Steel Division Performance and Challenges
The steel division's revenue was up 19% year-on-year in Q4 and 17% for the full year, driven by robust volume growth. However, the steel sector faced significant headwinds throughout FY25, with realizations declining meaningfully, which weighed on top-line growth and margins. The full-year EBITDA margin for FY25 stood at 3.02%, slightly lower than the previous year, primarily due to approximately ₹22 crores in inventory losses incurred up to 9MFY25. Management aims to stabilize steel margins closer to 3.5% for the coming year.
Non-Steel Vertical Expansion and Contribution
The non-steel vertical emerged as a key growth driver, posting a 20% year-on-year sales growth in Q4 and a 26% increase for the full year. For the first time, non-steel contributed over 10% (10.6%) to the total top line in FY25, with plumbing, fittings, and sanitary wear being key growth drivers. The company is targeting 25% plus growth in non-steel overall for the coming year, with plans to add around 4 to 5 new stores, particularly in Andhra Pradesh, Telangana, North Karnataka, Kerala, and Tamil Nadu.
E-commerce Initiative and Digital Growth
Shankara's e-commerce initiative, launched two years ago, is beginning to yield positive results. Sales from platforms like Amazon, Flipkart, and its own buildpro.store grew substantially from ₹5 crores in FY24 to ₹15 crores in FY25. While this figure is a small percentage of the overall business, management sees a huge opportunity in this vertical for future growth.
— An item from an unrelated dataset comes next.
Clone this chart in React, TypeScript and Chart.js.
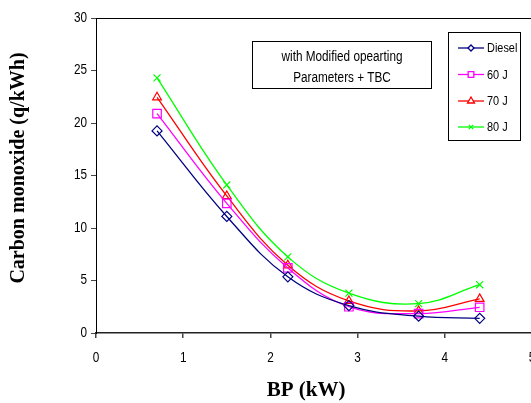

Demerger Implementation Progress
The demerger implementation achieved a significant milestone with shareholders' approval on February 12, 2025. The next key step is the NCLT meeting scheduled for May 26, 2025. Subject to regulatory approvals, the company anticipates concluding the entire demerger process by the first half of FY26. This development is considered pivotal for unlocking greater value and streamlining operations across both businesses.
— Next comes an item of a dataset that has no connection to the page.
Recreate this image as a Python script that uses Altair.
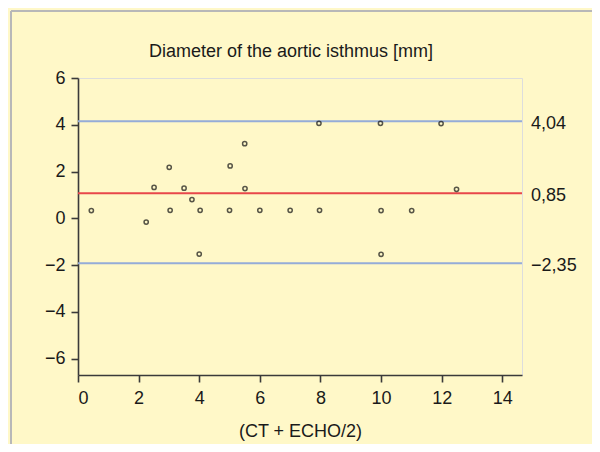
import altair as alt
import pandas as pd

# Scatter data (x = mean (CT + ECHO)/2, y = difference)
x_vals = [0.44, 2.25, 2.51, 3.01, 3.04, 3.50, 3.76, 4.03, 4.00, 5.02, 5.00, 5.50, 5.51,
          6.00, 7.00, 7.95, 7.97, 9.98, 10.00, 10.00, 11.01, 11.98, 12.49]
y_vals = [0.33, -0.16, 1.32, 2.18, 0.34, 1.29, 0.80, 0.34, -1.53, 2.24, 0.34, 3.19, 1.27,
          0.34, 0.34, 4.06, 0.34, 4.06, 0.33, -1.54, 0.33, 4.05, 1.24]

# Reference lines (drawn positions) and their labels
line_vals = [4.15, 1.07, -1.92]
line_labels = ["4,04", "0,85", "\u22122,35"]
line_kind = ["limit", "mean", "limit"]

x_ticks = [0, 2, 4, 6, 8, 10, 12, 14]
y_ticks = [-6, -4, -2, 0, 2, 4, 6]

title_text = ["Diameter of the aortic isthmus [mm]"]

pts = pd.DataFrame({"x": x_vals, "y": y_vals})
lines = pd.DataFrame({"y": line_vals, "label": line_labels, "kind": line_kind,
                      "x0": [0] * 3, "x1": [14.65] * 3, "xl": [14.95] * 3})

FONT = "Liberation Sans, Arial, sans-serif"
INK = "#1a1a1a"
xs = alt.Scale(domain=[0, 14.65], nice=False, zero=False)
ys = alt.Scale(domain=[-6.7, 6], nice=False, zero=False)

one = pd.DataFrame({"a": [0]})
border_top = alt.Chart(one).mark_rule(color="#B8B8B8", strokeWidth=2).encode(
    x=alt.value(-67), x2=alt.value(600), y=alt.value(-67)
)
border_left = alt.Chart(one).mark_rule(color="#B8B8B8", strokeWidth=2).encode(
    x=alt.value(-67), y=alt.value(-67), y2=alt.value(500)
)

title = alt.Chart(pd.DataFrame({"t": title_text})).mark_text(
    align="center", baseline="alphabetic", fontSize=18, font=FONT, color=INK
).encode(
    x=alt.value(213), y=alt.value(-21), text="t:N"
)

rules = alt.Chart(lines).mark_rule(strokeWidth=2).encode(
    x=alt.X("x0:Q", scale=xs,
            axis=alt.Axis(values=x_ticks, title="(CT + ECHO/2)", grid=False,
                          labelPadding=7, titlePadding=15)),
    x2="x1:Q",
    y=alt.Y("y:Q", scale=ys,
            axis=alt.Axis(values=y_ticks, title=None, grid=False, labelPadding=6)),
    color=alt.Color("kind:N", scale=alt.Scale(domain=["limit", "mean"],
                                              range=["#95ACD8", "#E8474A"]),
                    legend=None),
)

labels = alt.Chart(lines).mark_text(
    align="left", baseline="middle", fontSize=18, font=FONT, color=INK, dy=3
).encode(
    x=alt.X("xl:Q", scale=xs),
    y=alt.Y("y:Q", scale=ys),
    text="label:N",
)

points = alt.Chart(pts).mark_point(
    filled=False, size=18, strokeWidth=1.5, color="#111111", shape="circle"
).encode(
    x=alt.X("x:Q", scale=xs),
    y=alt.Y("y:Q", scale=ys),
)

chart = alt.layer(border_top, border_left, title, rules, points, labels).properties(
    width=444, height=297,
    autosize=alt.AutoSizeParams(type="none"),
    padding={"left": 70, "top": 70, "right": 70, "bottom": 69},
).configure_view(
    stroke=None
).configure(
    background="#FFF8C8"
).configure_axis(
    domainColor="#3a3a3a", domainWidth=1.6, tickColor="#3a3a3a", tickWidth=1.6,
    tickSize=7, labelFont=FONT, labelFontSize=18, labelColor=INK,
    titleFont=FONT, titleFontSize=18, titleFontWeight="normal", titleColor=INK,
)

chart.save("out.html", embed_options={"renderer": "svg", "actions": False})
Marketplace Model and Geographical Expansion
The company's strategy focuses on an omni-channel approach, aiming for higher volumetric growth across retail, non-retail, steel, and non-steel verticals. Expansion into new geographies, particularly Maharashtra, Gujarat, and Madhya Pradesh, has yielded encouraging results, while leadership in South India (both retail and non-retail) has been maintained. The extensive market presence through 124 stores and fulfillment centers positions Shankara to capture future opportunities.